According to him, the 21stcentury is both competitive and a century of science and technology stressing that the youth in the country must be educated and equipped with the requisite skills to enable them compete in today’s world.
Delivering an address at the inaugural inter-generational dialogue in Accra on Monday, May 6 , he said “today, in Ghana, I am delighted to be able to say that education in the public sector is now free from Kindergarten to Senior High School, with the adoption of my government’s Free Senior High School policy.”
Investments in Ghana’s educational system, according to him, are a key priority for his government and has ensured that a third of the nation’s budget is dedicated to educating young people.
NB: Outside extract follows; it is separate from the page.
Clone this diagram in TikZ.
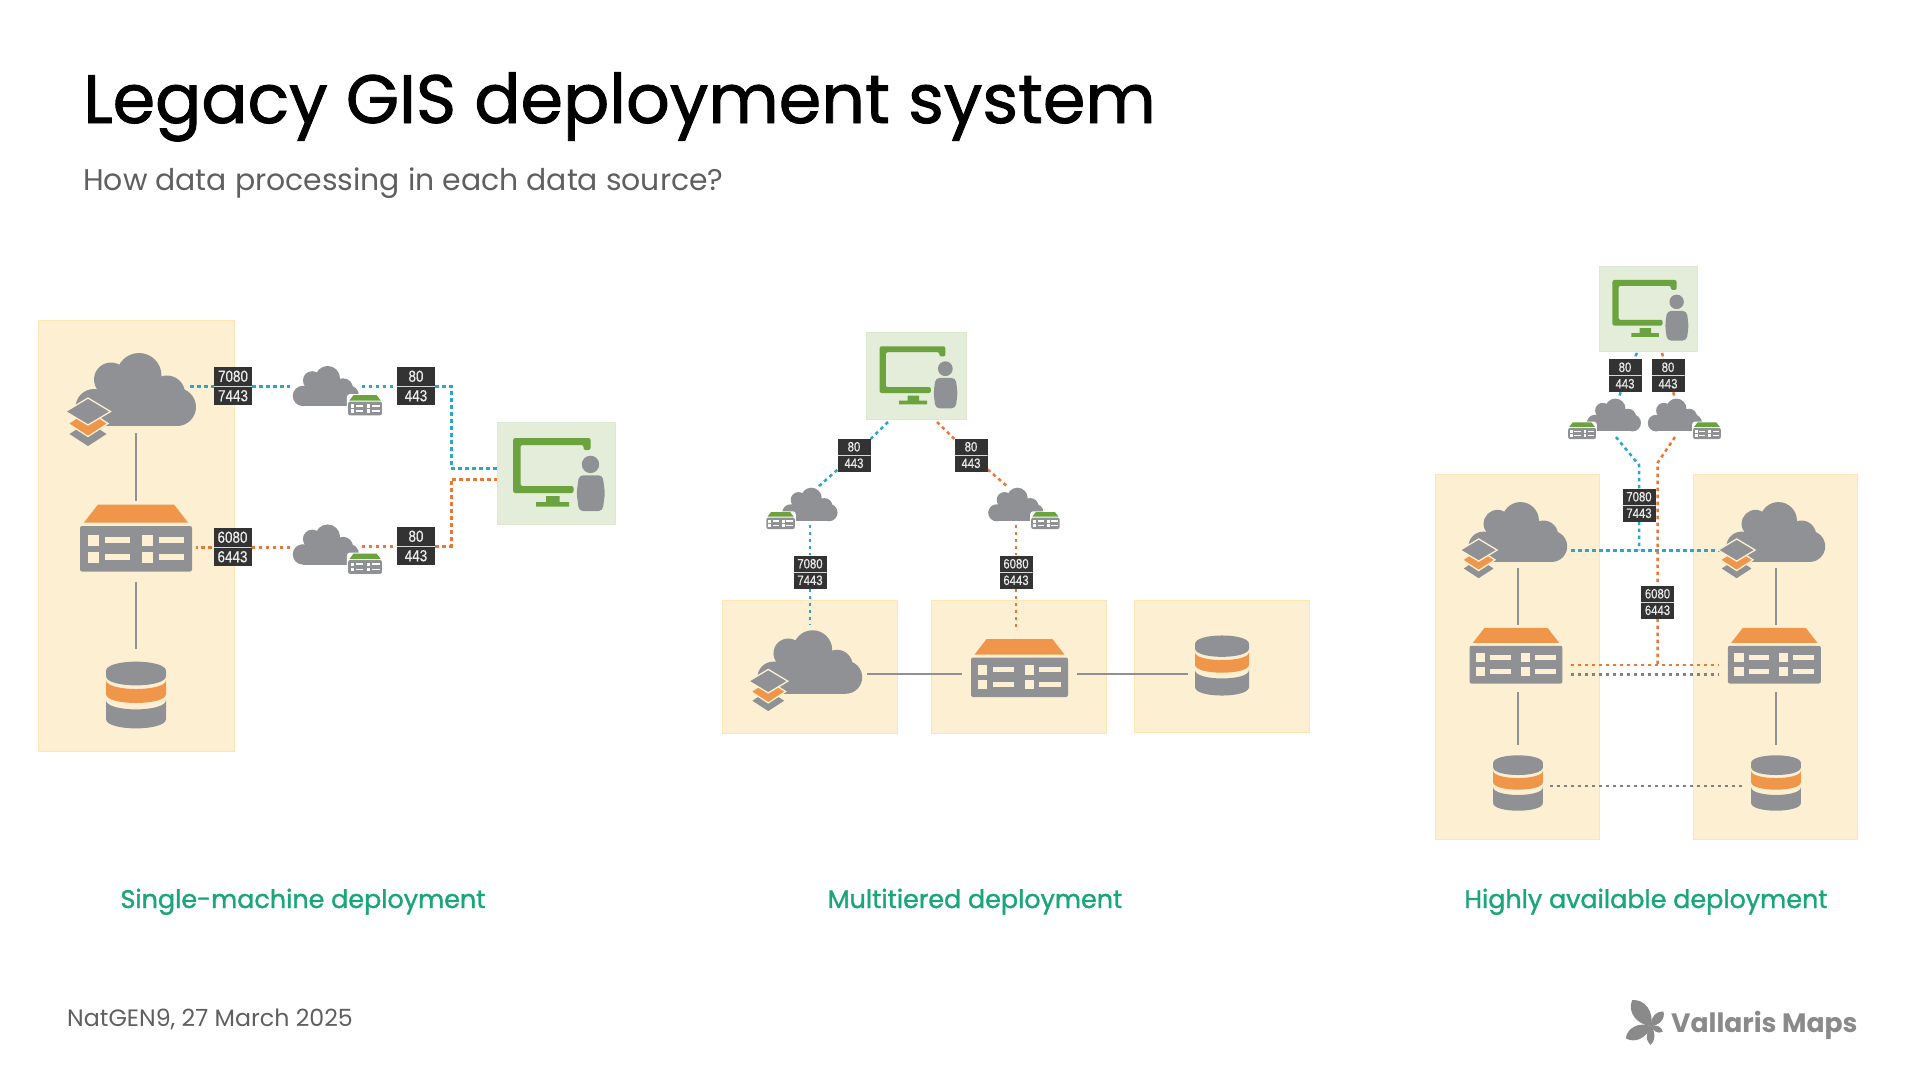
\documentclass[tikz,border=0pt]{standalone}
\usepackage{fontspec}
\usetikzlibrary{backgrounds}
\setmainfont{Poppins}
\newfontfamily\titlefont[FakeBold=1.3]{Poppins}
\newfontfamily\capfont[FakeBold=1.3]{Poppins}
\newfontfamily\portfont[FakeStretch=0.84,FakeBold=0.5]{Liberation Sans}
\definecolor{PanelCream}{HTML}{FDF0D2}
\definecolor{PanelEdge}{HTML}{FBE6B4}
\definecolor{UserBox}{HTML}{E4EDDA}
\definecolor{UserEdge}{HTML}{DCE8CF}
\definecolor{MonitorGreen}{HTML}{6BA33E}
\definecolor{IconGray}{HTML}{8F9194}
\definecolor{RoofOrange}{HTML}{F0964A}
\definecolor{WireBlue}{HTML}{2BA6CB}
\definecolor{WireOrange}{HTML}{E8783A}
\definecolor{WireGray}{HTML}{7F8285}
\definecolor{PortDark}{HTML}{333333}
\definecolor{CapGreen}{HTML}{1BA57B}
\definecolor{SubGray}{HTML}{5F5F5F}
\definecolor{LogoGray}{HTML}{8A8A8A}
\newcommand{\cloudfill}{\fill[IconGray] (3,-14) circle (22.5) (-25,-10) circle (17) (31,4) circle (18)
    (41,17.5) circle (19) (-42,18) circle (18.5);
  \fill[IconGray] (-42,0) rectangle (41,36.5);}
\newcommand{\rackfill}[2]{\fill[#2,rounded corners=3] (-60,-37) rectangle (60,37);
  \fill[#1] (-38,-33.5) -- (38,-33.5) -- (52,-15.5) -- (-52,-15.5) -- cycle;
  \fill[IconGray,rounded corners=2] (-56,-12) rectangle (56,33.5);
  \foreach \y in {2,19}{\foreach \x in {-48,6}{
    \fill[#2] (\x,\y-5.5) rectangle ++(11,11);
    \fill[#2] (\x+17,\y-3) rectangle ++(25,6);}}}
\tikzset{
  hit/.style={inner sep=0,transform shape},
  pics/rack/.style={code={
    \rackfill{RoofOrange}{PanelCream}
    \node[hit,minimum width=132,minimum height=77] (-b) at (0,5) {};}},
  pics/gis/.style={code={
    \cloudfill
    \begin{scope}[shift={(-48,33)},draw=PanelCream,line width=1.3]
      \filldraw[fill=IconGray] (0,-1.5) -- (20,11.5) -- (0,24.5) -- (-20,11.5) -- cycle;
      \filldraw[fill=RoofOrange] (0,-12) -- (20,1) -- (0,14) -- (-20,1) -- cycle;
      \filldraw[fill=IconGray] (0,-24.5) -- (22.5,-11) -- (0,2.5) -- (-22.5,-11) -- cycle;
    \end{scope}
    \node[hit,minimum width=130,minimum height=87] (-b) {};}},
  pics/web/.style={code={
    \cloudfill
    \begin{scope}[shift={(#1*71,35)},scale=.55]
      \rackfill{MonitorGreen}{white}
    \end{scope}
    \node[hit,minimum width=130,minimum height=87] (-b) {};}},
  pics/store/.style={code={
    \fill[IconGray] (-30,-24) .. controls (-30,-36.5) and (30,-36.5) .. (30,-24) -- (30,-19)
      .. controls (30,-6.5) and (-30,-6.5) .. (-30,-19) -- cycle;
    \fill[RoofOrange] (-30,-15) .. controls (-30,-3) and (30,-3) .. (30,-15) -- (30,-1)
      .. controls (30,11) and (-30,11) .. (-30,-1) -- cycle;
    \fill[IconGray] (-30,5) .. controls (-30,17.5) and (30,17.5) .. (30,5) -- (30,24)
      .. controls (30,36.5) and (-30,36.5) .. (-30,24) -- cycle;
    \node[hit,minimum width=76,minimum height=92] (-b) {};}},
  pics/user/.style={code={
    \node[hit,fill=UserBox,draw=UserEdge,minimum width=118,minimum height=102] (-b) {};
    \fill[MonitorGreen,rounded corners=2] (34.5,-23) -- (34.5,-35) -- (-42.8,-35) -- (-42.8,20)
      -- (17.5,20) -- (17.5,13) -- (-35.5,13) -- (-35.5,-28) -- (27.5,-28) -- (27.5,-23) -- cycle;
    \fill[MonitorGreen] (-10,23) rectangle (3.6,29) (-20,29) rectangle (13,33.5);
    \fill[IconGray] (34.5,-8.6) circle (8.7);
    \fill[IconGray,rounded corners=4] (23,38) -- (20.6,20) -- (23,2.3) -- (46.6,2.3)
      -- (49,20) -- (46.6,38) -- cycle;}}
}
\begin{document}
\begin{tikzpicture}[x=1pt,y=-1pt,
    panel/.style={fill=PanelCream,draw=PanelEdge,line width=1,inner sep=0},
    portbox/.style={fill=PortDark,text=white!92!black,inner sep=0,align=center,minimum size=#1,
      path picture={\draw[white!85!black,line width=.9] (path picture bounding box.west) -- (path picture bounding box.east);}},
    portL/.style={portbox=38,font=\portfont\fontsize{16}{19.5}\selectfont},
    portS/.style={portbox=33,font=\portfont\fontsize{13.5}{16.5}\selectfont},
    wire/.style={line width=3,dash pattern=on 3.5pt off 3.5pt},
    thinwire/.style={line width=2.5},
    bluewire/.style={wire,WireBlue},
    orangewire/.style={wire,WireOrange},
    graywire/.style={wire,WireGray,thinwire},
    solidline/.style={IconGray,line width=2.2},
    caption/.style={anchor=base,text=CapGreen,font=\capfont\fontsize{25.4}{30}\selectfont}]
  \useasboundingbox (0,0) rectangle (1920,1080);

  % headings
  \node[anchor=base west,inner sep=0,font=\titlefont\fontsize{68.4}{70}\selectfont] (heading) at (83,123) {Legacy GIS deployment system};
  \node[anchor=base west,inner sep=0,text=SubGray,font=\fontsize{29.9}{32}\selectfont] (subheading) at (83,190) {How data processing in each data source?};

  % panels
  \begin{scope}[on background layer]
    \node[panel,minimum width=196,minimum height=431] (panelA) at (136,535.5) {};
    \node[panel,minimum width=175,minimum height=133] (panelB) at (810,666.5) {};
    \node[panel,minimum width=175,minimum height=133] (panelC) at (1019,666.5) {};
    \node[panel,minimum width=175,minimum height=132] (panelD) at (1222,666) {};
    \node[panel,minimum width=164,minimum height=365] (panelE) at (1517,656.5) {};
    \node[panel,minimum width=164,minimum height=365] (panelF) at (1775.5,656.5) {};
  \end{scope}

  % single machine
  \pic (gisA) at (136,389.5) {gis};
  \pic (rackA) at (136,538) {rack};
  \pic (dataA) at (136,695) {store};
  \pic[scale=.55] (webA) at (326,386) {web=1};
  \pic[scale=.55] (webB) at (326,544.5) {web=1};
  \pic (userA) at (556,473) {user};
  \node[portL] (portA) at (233,386) {7080\\7443};
  \node[portL] (portB) at (416,386) {80\\443};
  \node[portL] (portC) at (232.5,547) {6080\\6443};
  \node[portL] (portD) at (416,546) {80\\443};
  \coordinate (elbowA) at (451,468);
  \coordinate (elbowB) at (451,479);

  % multitiered
  \pic[scale=.87] (gisB) at (810,662) {gis};
  \pic[scale=.866] (rackB) at (1019.5,668) {rack};
  \pic[scale=.9] (dataB) at (1222,665.5) {store};
  \pic[scale=.46] (webC) at (810,504.5) {web=-.9};
  \pic[scale=.46] (webD) at (1016,504.5) {web=.9};
  \pic[scale=.85] (userB) at (916,376) {user};
  \node[portS] (portE) at (854,455) {80\\443};
  \node[portS] (portF) at (971,455) {80\\443};
  \node[portS] (portG) at (810,572) {7080\\7443};
  \node[portS] (portH) at (1016,572) {6080\\6443};
  \coordinate (tapA) at (888,422);
  \coordinate (tapB) at (818,487);
  \coordinate (tapC) at (937,422);
  \coordinate (tapD) at (1008,487);
  \coordinate (rowM) at (900,674.3);

  % highly available
  \pic[scale=.82] (gisC) at (1518,532) {gis};
  \pic[scale=.82] (gisD) at (1776,532) {gis};
  \pic[scale=.83] (rackC) at (1516,655.7) {rack};
  \pic[scale=.83] (rackD) at (1774.3,655.7) {rack};
  \pic[scale=.83] (dataC) at (1518,783) {store};
  \pic[scale=.83] (dataD) at (1776,783) {store};
  \pic[scale=.45] (webE) at (1614,415) {web=-1};
  \pic[scale=.45] (webF) at (1675,415) {web=1};
  \pic[scale=.83] (userC) at (1648,309) {user};
  \node[portS] (portI) at (1625,375.5) {80\\443};
  \node[portS] (portJ) at (1668,375.5) {80\\443};
  \node[portS] (portK) at (1639,505) {7080\\7443};
  \node[portS] (portL) at (1657.5,602) {6080\\6443};
  \coordinate (tapE) at (1637,353);
  \coordinate (tapF) at (1619,398);
  \coordinate (tapG) at (1662,353);
  \coordinate (tapH) at (1675,398);
  \coordinate (tapI) at (1616,437);
  \coordinate (tapJ) at (1639,465);
  \coordinate (tapK) at (1675,437);
  \coordinate (tapL) at (1657.5,463);
  \coordinate (rowA) at (1600,550.4);
  \coordinate (rowB) at (1600,665);
  \coordinate (rowC) at (1600,674.7);
  \coordinate (rowD) at (1600,786);

  \begin{scope}[on background layer]
    \draw[bluewire] ([xshift=-11pt]gisA-b.east |- portA) -- (portA) -- (webA-b.west |- portA);
    \draw[bluewire] (webA-b.east |- portB) -- (portB) -| (elbowA) -- (userA-b.west |- elbowA);
    \draw[orangewire] ([xshift=-8pt]rackA-b.east |- portC) -- (portC) -- (webB-b.west |- portC);
    \draw[orangewire] (webB-b.east |- portD) -- (portD) -| (elbowB) -- (userA-b.west |- elbowB);
    \draw[solidline] (gisA-b.south) -- (rackA-b.north);
    \draw[solidline] (rackA-b.south) -- (dataA-b.north);

    \draw[bluewire,thinwire] (tapA) -- (portE) -- (tapB);
    \draw[orangewire,thinwire] (tapC) -- (portF) -- (tapD);
    \draw[bluewire,thinwire] (webC-b.south) -- (portG) -- (gisB-b.north);
    \draw[orangewire,thinwire] (webD-b.south) -- (portH) -- ([yshift=10pt]portH |- rackB-b.north);
    \draw[solidline] (gisB-b.east |- rowM) -- (rackB-b.west |- rowM);
    \draw[solidline] (rackB-b.east |- rowM) -- (dataB-b.west |- rowM);

    \draw[bluewire,thinwire] (tapE) -- (portI) -- (tapF);
    \draw[orangewire,thinwire] (tapG) -- (portJ) -- (tapH);
    \draw[bluewire,thinwire] (tapI) -- (tapJ) -- (portK) -- (portK |- rowA);
    \draw[bluewire,thinwire] (gisC-b.east |- rowA) -- (gisD-b.west |- rowA);
    \draw[orangewire,thinwire] (tapK) -- (tapL) -- (portL) -- (portL |- rowB);
    \draw[orangewire,thinwire] (rackC-b.east |- rowB) -- (rackD-b.west |- rowB);
    \draw[graywire] (rackC-b.east |- rowC) -- (rackD-b.west |- rowC);
    \draw[graywire] (dataC-b.east |- rowD) -- (dataD-b.west |- rowD);
    \draw[solidline] (gisC-b.south) -- (gisC-b.south |- rackC-b.north);
    \draw[solidline] (gisC-b.south |- rackC-b.south) -- (dataC-b.north);
    \draw[solidline] (gisD-b.south) -- (gisD-b.south |- rackD-b.north);
    \draw[solidline] (gisD-b.south |- rackD-b.south) -- (dataD-b.north);
  \end{scope}

  % captions
  \node[caption] (capA) at (303,908) {Single-machine deployment};
  \node[caption] (capB) at (975,908) {Multitiered deployment};
  \node[caption] (capC) at (1646,908) {Highly available deployment};

  % footer
  \node[anchor=base west,inner sep=0,text=SubGray,font=\fontsize{23.7}{26}\selectfont] (footer) at (67,1026) {NatGEN9, 27 March 2025};
  \foreach \ang/\len/\wid in {126/32/11,49/19/6,206/28/9,334/13/4,268/19/5}{
    \fill[LogoGray,shift={(1651,1026)},rotate=\ang] (0,0) .. controls (.3*\len,\wid) and (.8*\len,\wid) .. (\len,0)
      .. controls (.8*\len,-\wid) and (.3*\len,-\wid) .. (0,0);}
  \node[anchor=base west,inner sep=0,text=LogoGray,font=\bfseries\fontsize{26.6}{30}\selectfont] (logo) at (1671,1032) {Vallaris Maps};
\end{tikzpicture}
\end{document}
He told the gathering that a new standards-based curriculum, which has mathematics, science, reading, writing, and creativity at its core, is being rolled out from kindergarten to Class 6 in primary schools this year.
“All is set for the construction of 21 state-of-the-art Technical and Vocational Education Training (TVET) Centres this year in the regions of the country. Ten Science, Technology, Engineering andMathematics (STEM) centers are also being built around the country to provide support for the introduction of STEM into basic education, after the completion of a successful pilot phase,” he added.
The Accra dialogue is the first of one hundred inter-generational dialogues to be held in one hundred cities across the world, to establish a platform for the youth to interact with leaders, to reach a consensus on the best approach towards developing our respective countries, to bring the views of the youth to bear on developmental issues, and to help create a better and prosperous future for us all.
President Akufo-Addo was firm in his conviction that of the urgent, critical need to involve young people in decisions that affect them, adding that “we cannot talk about sustainable development without the active involvement of youth.”